Updated by Peter Amstutz almost 9 years ago
To update bcbio in Arvados, try "arv-keepdocker bcbio/bcbio"
Updated by Brad Chapman almost 9 years ago
Peter;
Thanks for the tip, and for updating the bcbio docker image (with the right local version of Docker). It looks like I got the latest Docker but am still running into the same issue:
2016-02-29 14:49:06 arvados.cwl-runner[19734] INFO: Job prep_align_inputs (qr1hi-8i9sb-zmvw2u2jdpertue) is Complete 2016-02-29 14:49:07 arvados.cwl-runner[19734] ERROR: Got exception while collecting job outputs: Traceback (most recent call last): File "build/bdist.linux-x86_64/egg/arvados_cwl/__init__.py", line 197, in done outputs = self.collect_outputs(self.builder.outdir) File "build/bdist.linux-x86_64/egg/cwltool/draft2tool.py", line 235, in collect_output_ports ret[fragment] = self.collect_output(port, builder, outdir) File "build/bdist.linux-x86_64/egg/cwltool/draft2tool.py", line 316, in collect_output adjustFileObjs(r, revmap) File "build/bdist.linux-x86_64/egg/cwltool/process.py", line 154, in adjustFileObjs adjustFileObjs(d, op) File "build/bdist.linux-x86_64/egg/cwltool/process.py", line 154, in adjustFileObjs adjustFileObjs(d, op) File "build/bdist.linux-x86_64/egg/cwltool/process.py", line 149, in adjustFileObjs op(rec) File "build/bdist.linux-x86_64/egg/cwltool/draft2tool.py", line 78, in revmap_file raise WorkflowException("Output file path %s must be within designated output directory (%s) or an input file pass through." % (f["path"], builder.outdir)) WorkflowException: Output file path /tmp/crunch-job-task-work/compute2.1/outdir/align_prep/7_100326_FC6107FAAXX-1.fq.gz must be within designated output directory (keep:ed5abc7f4ed6c6771b68c208a8d10680+442) or an input file pass through.

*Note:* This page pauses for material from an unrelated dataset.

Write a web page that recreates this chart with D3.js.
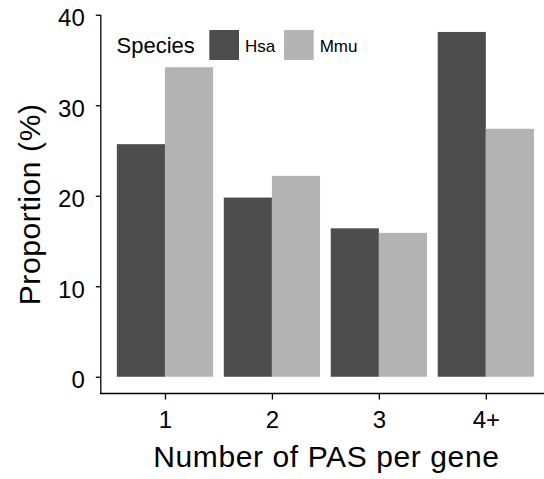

It's now specifying the full output path instead of a relative path (/tmp/crunch-job-task-work/compute2.1/outdir/align_prep/7_100326_FC6107FAAXX-1.fq.gz) but that's not getting translated back into keep hash language so it barfs. Any ideas about how to proceed? Thanks again.
Updated by Peter Amstutz almost 9 years ago
- Status changed from New to In Progress
Updated by Brett Smith almost 9 years ago
- Target version changed from 2016-03-02 sprint to 2016-03-16 sprint
- Story points changed from 1.0 to 0.5
Updated by Peter Amstutz almost 9 years ago
- Status changed from In Progress to Resolved
- % Done changed from 50 to 100
Applied in changeset arvados|commit:9e5b98e8f5f4727856b53447191f9c06e3da2ba6.